Многие песни, сочиненные Оловниковым, уходили в народ — знаменитая «Ой, бярозы ды сосны, партызанскiя сёстры…» на стихи Адама Русака была столь популярна, что ветераны нередко доказывали композитору: мол, пели ее еще в окопах, музыка и слова народные! Композитор не обижался — для него главным было то, что созданные им мелодии звучат.И все‑таки делом его жизни была педагогика: с 1947‑го Оловников преподавал в Белорусской консерватории (сейчас это академия музыки), а в 1962‑м занял пост ректора. Именно Владимиру Оловникову обязаны своим профессиональным становлением десятки выдающихся музыкантов — золотой творческий фонд страны, те, кто сегодня выпустил в мир уже собственных учеников. Со студентами он был суров, но справедлив, как когда‑то со своими бойцами в окопах Второй мировой. Спуску не давал, но тех, кто был прилежен и талантлив, поддерживал во всем, защищал и воспитывал, снабжал деньгами из собственных карманов, которых вечно не хватало студентам… И вновь, как на войне, бился насмерть, но уже в высоких кабинетах, отстаивая для своих учеников право на все самое лучшее: на новое общежитие, на уютные классы, на право быть творцами. Горел на работе, там же, в консерватории, ловя гипертонические кризы и инфаркты, — быть к своему делу равнодушным Оловников попросту не мог. Без колебаний взваливал на себя и огромную общественную нагрузку: был членом ЦК Коммунистической партии Белоруссии, депутатом Верховного Совета БССР нескольких созывов…

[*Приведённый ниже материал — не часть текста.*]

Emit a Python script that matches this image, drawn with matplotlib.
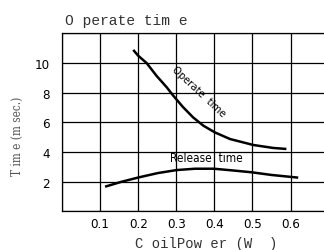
import matplotlib
matplotlib.use("Agg")
import matplotlib.pyplot as plt
import numpy as np

# curve points
operate_x = [0.187, 0.200, 0.222, 0.248, 0.275, 0.292, 0.318, 0.344, 0.371,
             0.401, 0.441, 0.502, 0.554, 0.589]
operate_y = [10.88, 10.49, 10.0, 9.14, 8.36, 7.80, 7.02, 6.34, 5.78,
             5.33, 4.88, 4.48, 4.28, 4.21]
release_x = [0.113, 0.156, 0.202, 0.252, 0.301, 0.349, 0.399, 0.454, 0.498,
             0.550, 0.620]
release_y = [1.67, 2.00, 2.30, 2.59, 2.79, 2.88, 2.88, 2.75, 2.64, 2.46, 2.28]
x_ticks = [0.1, 0.2, 0.3, 0.4, 0.5, 0.6]
y_ticks = [2, 4, 6, 8, 10]

narrow = dict(family="DejaVu Sans", stretch="condensed")
mono = ["Liberation Mono", "DejaVu Sans Mono"]

fig = plt.figure(figsize=(3.24, 2.51), dpi=100)
ax = fig.add_axes([0.1914, 0.1534, 0.823, 0.71])

ax.plot(operate_x, operate_y, color="black", lw=1.8, solid_capstyle="butt")
ax.plot(release_x, release_y, color="black", lw=1.8, solid_capstyle="butt")

ax.set_xlim(0, 0.7)
ax.set_ylim(0, 12)
ax.set_xticks(np.arange(0, 0.71, 0.1))
ax.set_yticks(np.arange(0, 12.1, 2))
ax.set_xticklabels([""] + [f"{v:.1f}" for v in x_ticks] + [""], fontsize=9.5, **narrow)
ax.set_yticklabels([""] + [str(v) for v in y_ticks] + [""], fontsize=9.5, **narrow)
ax.tick_params(axis="x", length=0, pad=4)
ax.tick_params(axis="y", length=0, pad=8.5)
ax.grid(True, color="black", lw=0.9)
for s in ax.spines.values():
    s.set_linewidth(0.9)

ax.text(0.36, 8.15, "Operate  time", rotation=-43, ha="center", va="center",
        fontsize=8, **narrow)
ax.text(0.378, 3.66, "Release  time", ha="center", va="center",
        fontsize=8.5, **narrow)

fig.text(65 / 324, 1 - 21 / 251, "O perate tim e", ha="left", va="center",
         family=mono, fontsize=10.5, color="#333333")
fig.text(206 / 324, 1 - 244 / 251, "C oilPow er (W  )", ha="center", va="center",
         family=mono, fontsize=10, color="#333333")
fig.text(17 / 324, 1 - 136 / 251, "T im e (m sec.)", rotation=90, ha="center",
         va="center", family="DejaVu Serif", stretch="condensed", fontsize=8.5,
         color="#555555")

fig.savefig("out.png", dpi=100)
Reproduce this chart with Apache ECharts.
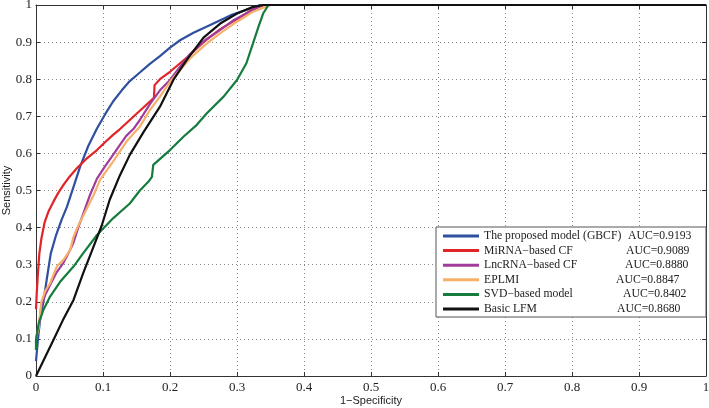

Он оставил большое и разноплановое наследие — камерные, симфонические произведения, оратории, кантаты и сюиты. Реализовался и как кинокомпозитор: именно Владимиром Оловниковым написана музыка к фильмам, сегодня считающимся классикой, — «Миколка‑паровоз», «Девочка ищет отца», «Улица младшего сына», «Весенние грозы», «Баллада о матери»… Всю жизнь он, когда‑то грезивший сочинением симфоний, посвятил песне: настолько его очаровывали возможности самого тонкого и трепетного музыкального инструмента — человеческого голоса. Но всегда это была песня о Родине.
Его «Радзiма мая дарагая» на стихи Алеся Бачило на долгие годы стала позывным Белорусского радио и телевидения, а «Песню о Минске» на слова Игнатия Панкевича вызванивают куранты минской Ратуши.И пусть не каждый с ходу вспомнит, кто же автор этой прекрасной мелодии, самому Оловникову это никогда не было важно — главное, что музыка жива, что она звучит, она не забыта и не будет забыта…
Династия
Сын Владимира Оловникова народный артист Беларуси, лауреат Государственной премии Игорь Оловников пошел по стопам родителей. Ему суждено было реализовать свои таланты в той области, где Оловников‑старший, обладая бесспорным дарованием, проявить себя с размахом просто не успел: помешала война. Сегодня Игорь Оловников — один из наиболее известных и виртуозных пианистов Беларуси. А еще, как и его отец, преподает — он профессор кафедры специального фортепиано Белорусской государственной академии музыки.
За заслуги перед страной
Владимир Оловников — кавалер ордена Великой Отечественной войны II степени и наград мирного времени: ордена «Знак Почета», ордена Трудового Красного Знамени, медали Франциска Скорины. Указом Президента имя Оловникова присвоено детской музыкальной школе № 2 Бобруйска (на снимке), а в 2001 году у здания школы установлен его бюст. На доме в Минске по улице Янки Купалы, где жил композитор, есть мемориальная доска, его имя носят минская музыкальная школа № 11 и одна из столичных улиц в микрорайоне Лошица.